→ PROVIDED DATA:
===============

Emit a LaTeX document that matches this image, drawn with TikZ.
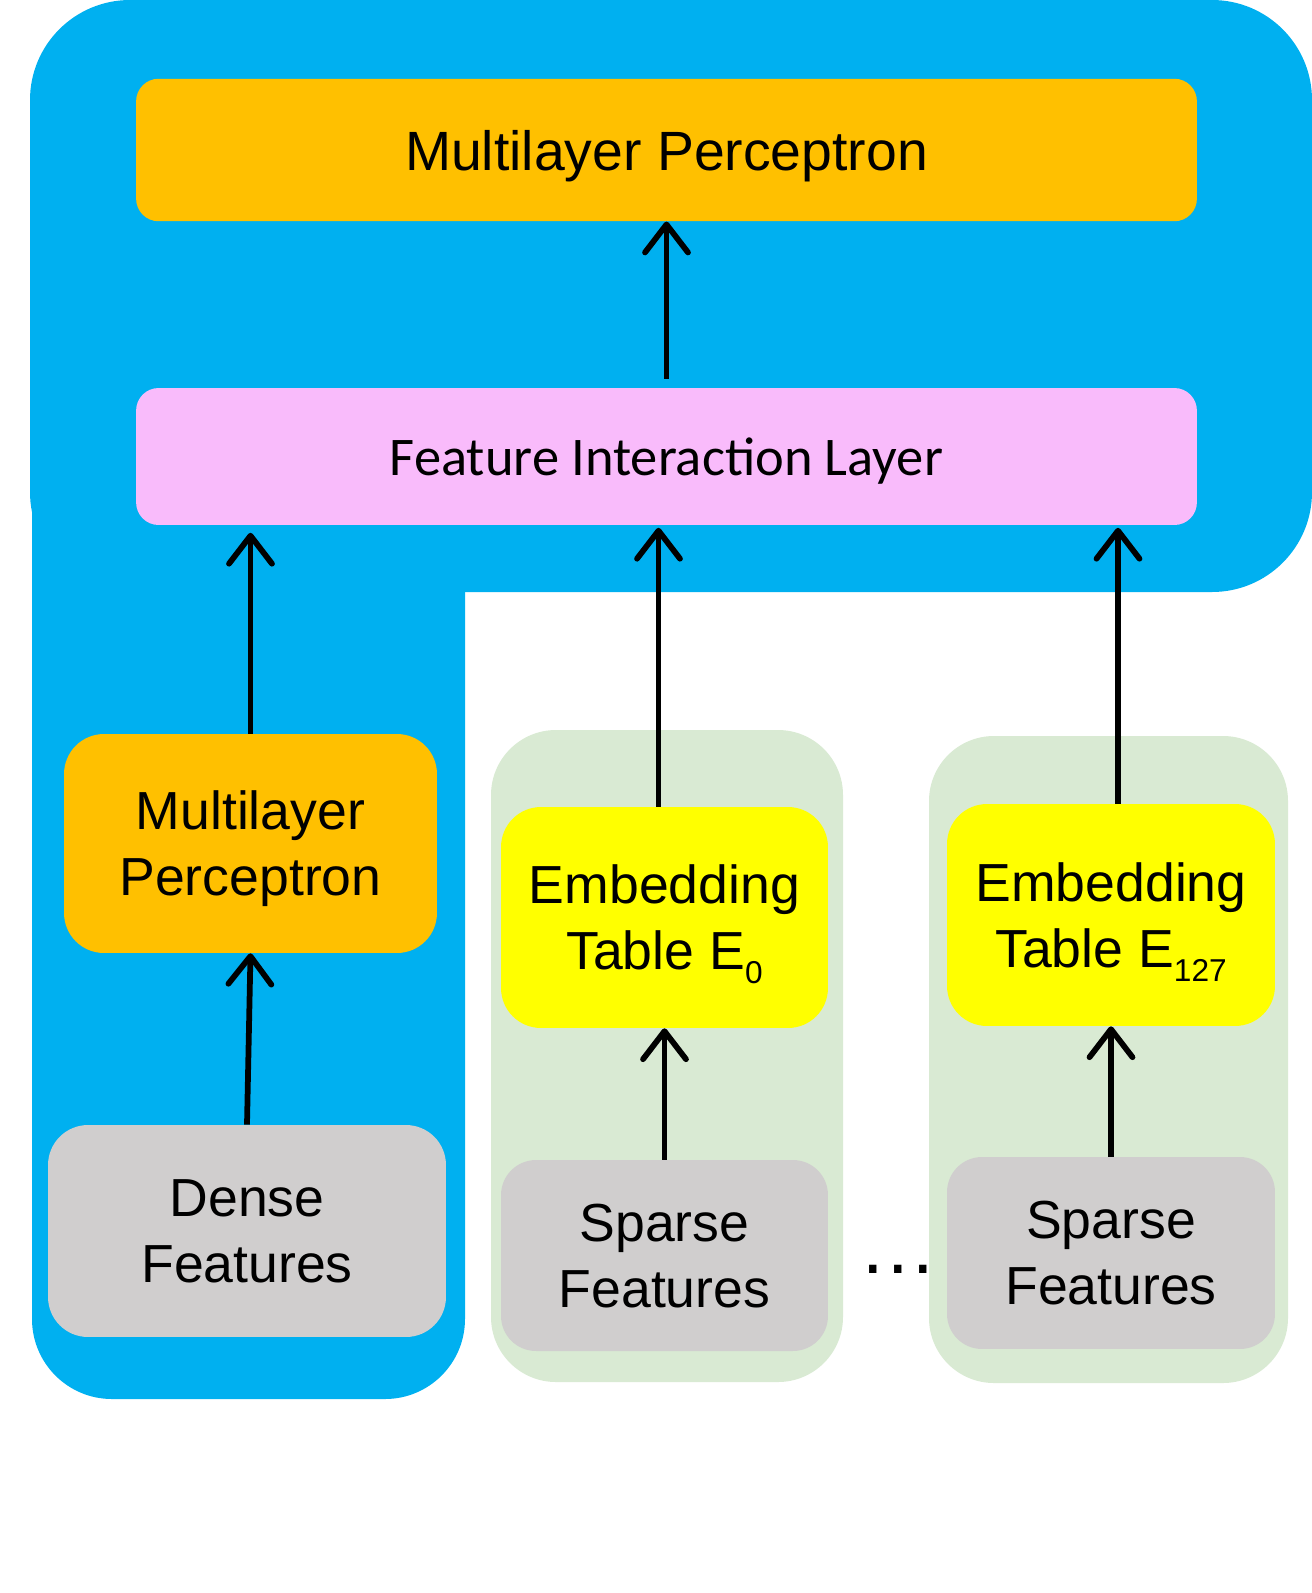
\documentclass[tikz,border=0pt]{standalone}
\usepackage{fontspec}
\setmainfont{Liberation Sans}
\newfontfamily\carlito{Carlito}
\usepackage{xcolor}
\usetikzlibrary{arrows.meta}

\definecolor{outerblue}{HTML}{00B0F0}
\definecolor{mlporange}{HTML}{FFC000}
\definecolor{filpink}{HTML}{F9BBFB}
\definecolor{tablegreen}{HTML}{D9EAD3}
\definecolor{featgray}{HTML}{D0CECE}
\definecolor{embyellow}{HTML}{FFFF00}

\newcommand{\subidx}[1]{\raisebox{-7.8pt}{\fontsize{18}{18}\selectfont #1}}

\tikzset{
  box/.style={inner sep=0pt, align=center, text depth=0pt, font=\fontsize{30.5}{37.5}\selectfont},
  flow/.style={-{Straight Barb[length=0.56cm,width=0.86cm,round]}, line width=0.115cm},
}

\begin{document}
\begin{tikzpicture}[x=0.02cm,y=-0.02cm]
\useasboundingbox (0,0) rectangle (1312,1593);

\fill[outerblue, rounded corners=2cm] (30,0) rectangle (1312,592);
\fill[outerblue, rounded corners=1.6cm] (32,300) rectangle (465,1399);
\fill[tablegreen, rounded corners=1.3cm] (491,730) rectangle (843,1382);
\fill[tablegreen, rounded corners=1.3cm] (929,736) rectangle (1288,1383);

\node[box, fill=mlporange, rounded corners=0.45cm, minimum width=21.22cm, minimum height=2.85cm, font=\fontsize{31.5}{37.5}\selectfont] (mlptop) at (666.5,150) {Multilayer Perceptron};
\node[box, fill=filpink, rounded corners=0.45cm, minimum width=21.22cm, minimum height=2.74cm, font=\carlito\fontsize{31}{37}\selectfont] (fil) at (666.5,456.5) {Feature Interaction Layer};

\node[box, fill=mlporange, rounded corners=0.8cm, minimum width=7.46cm, minimum height=4.38cm] (mlpleft) at (250.5,843.5) {Multilayer\\Perceptron};
\node[box, fill=featgray, rounded corners=0.8cm, minimum width=7.96cm, minimum height=4.24cm] (dense) at (247,1231) {Dense\\Features};

\node[box, fill=embyellow, rounded corners=0.8cm, minimum width=6.54cm, minimum height=4.42cm] (emb0) at (664.5,917.5) {Embedding\\Table E\subidx{0}};
\node[box, fill=featgray, rounded corners=0.7cm, minimum width=6.54cm, minimum height=3.82cm] (sparse0) at (664.5,1255.5) {Sparse\\Features};

\node[box, fill=embyellow, rounded corners=0.8cm, minimum width=6.56cm, minimum height=4.44cm] (emb127) at (1111,915) {Embedding\\Table E\subidx{127}};
\node[box, fill=featgray, rounded corners=0.7cm, minimum width=6.56cm, minimum height=3.84cm] (sparse127) at (1111,1253) {Sparse\\Features};

\node[font=\fontsize{44}{44}\selectfont, inner sep=0pt] (dots) at (898,1269) {.\kern2pt.\kern2pt.};

\draw[flow] ([yshift=0.18cm]fil.north) -- (mlptop.south);
\draw[flow] (mlpleft.north) -- ([yshift=-0.15cm]mlpleft.north |- fil.south);
\draw[flow] (dense.north) -- (mlpleft.south);
\draw[flow] ([xshift=-0.12cm]emb0.north) -- ([xshift=-0.12cm,yshift=-0.05cm]emb0.north |- fil.south);
\draw[flow] (sparse0.north) -- (emb0.south);
\draw[flow] ([xshift=0.14cm]emb127.north) -- ([xshift=0.14cm,yshift=-0.05cm]emb127.north |- fil.south);
\draw[flow] (sparse127.north) -- (emb127.south);
\end{tikzpicture}
\end{document}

===============

→ WHAT IS EXPECTED:
Quote the data above in full and without alteration; skip the pictures.

→ THE RESULT:
Emit a LaTeX document that matches this image, drawn with TikZ.
\documentclass[tikz,border=0pt]{standalone}
\usepackage{fontspec}
\setmainfont{Liberation Sans}
\newfontfamily\carlito{Carlito}
\usepackage{xcolor}
\usetikzlibrary{arrows.meta}

\definecolor{outerblue}{HTML}{00B0F0}
\definecolor{mlporange}{HTML}{FFC000}
\definecolor{filpink}{HTML}{F9BBFB}
\definecolor{tablegreen}{HTML}{D9EAD3}
\definecolor{featgray}{HTML}{D0CECE}
\definecolor{embyellow}{HTML}{FFFF00}

\newcommand{\subidx}[1]{\raisebox{-7.8pt}{\fontsize{18}{18}\selectfont #1}}

\tikzset{
  box/.style={inner sep=0pt, align=center, text depth=0pt, font=\fontsize{30.5}{37.5}\selectfont},
  flow/.style={-{Straight Barb[length=0.56cm,width=0.86cm,round]}, line width=0.115cm},
}

\begin{document}
\begin{tikzpicture}[x=0.02cm,y=-0.02cm]
\useasboundingbox (0,0) rectangle (1312,1593);

\fill[outerblue, rounded corners=2cm] (30,0) rectangle (1312,592);
\fill[outerblue, rounded corners=1.6cm] (32,300) rectangle (465,1399);
\fill[tablegreen, rounded corners=1.3cm] (491,730) rectangle (843,1382);
\fill[tablegreen, rounded corners=1.3cm] (929,736) rectangle (1288,1383);

\node[box, fill=mlporange, rounded corners=0.45cm, minimum width=21.22cm, minimum height=2.85cm, font=\fontsize{31.5}{37.5}\selectfont] (mlptop) at (666.5,150) {Multilayer Perceptron};
\node[box, fill=filpink, rounded corners=0.45cm, minimum width=21.22cm, minimum height=2.74cm, font=\carlito\fontsize{31}{37}\selectfont] (fil) at (666.5,456.5) {Feature Interaction Layer};

\node[box, fill=mlporange, rounded corners=0.8cm, minimum width=7.46cm, minimum height=4.38cm] (mlpleft) at (250.5,843.5) {Multilayer\\Perceptron};
\node[box, fill=featgray, rounded corners=0.8cm, minimum width=7.96cm, minimum height=4.24cm] (dense) at (247,1231) {Dense\\Features};

\node[box, fill=embyellow, rounded corners=0.8cm, minimum width=6.54cm, minimum height=4.42cm] (emb0) at (664.5,917.5) {Embedding\\Table E\subidx{0}};
\node[box, fill=featgray, rounded corners=0.7cm, minimum width=6.54cm, minimum height=3.82cm] (sparse0) at (664.5,1255.5) {Sparse\\Features};

\node[box, fill=embyellow, rounded corners=0.8cm, minimum width=6.56cm, minimum height=4.44cm] (emb127) at (1111,915) {Embedding\\Table E\subidx{127}};
\node[box, fill=featgray, rounded corners=0.7cm, minimum width=6.56cm, minimum height=3.84cm] (sparse127) at (1111,1253) {Sparse\\Features};

\node[font=\fontsize{44}{44}\selectfont, inner sep=0pt] (dots) at (898,1269) {.\kern2pt.\kern2pt.};

\draw[flow] ([yshift=0.18cm]fil.north) -- (mlptop.south);
\draw[flow] (mlpleft.north) -- ([yshift=-0.15cm]mlpleft.north |- fil.south);
\draw[flow] (dense.north) -- (mlpleft.south);
\draw[flow] ([xshift=-0.12cm]emb0.north) -- ([xshift=-0.12cm,yshift=-0.05cm]emb0.north |- fil.south);
\draw[flow] (sparse0.north) -- (emb0.south);
\draw[flow] ([xshift=0.14cm]emb127.north) -- ([xshift=0.14cm,yshift=-0.05cm]emb127.north |- fil.south);
\draw[flow] (sparse127.north) -- (emb127.south);
\end{tikzpicture}
\end{document}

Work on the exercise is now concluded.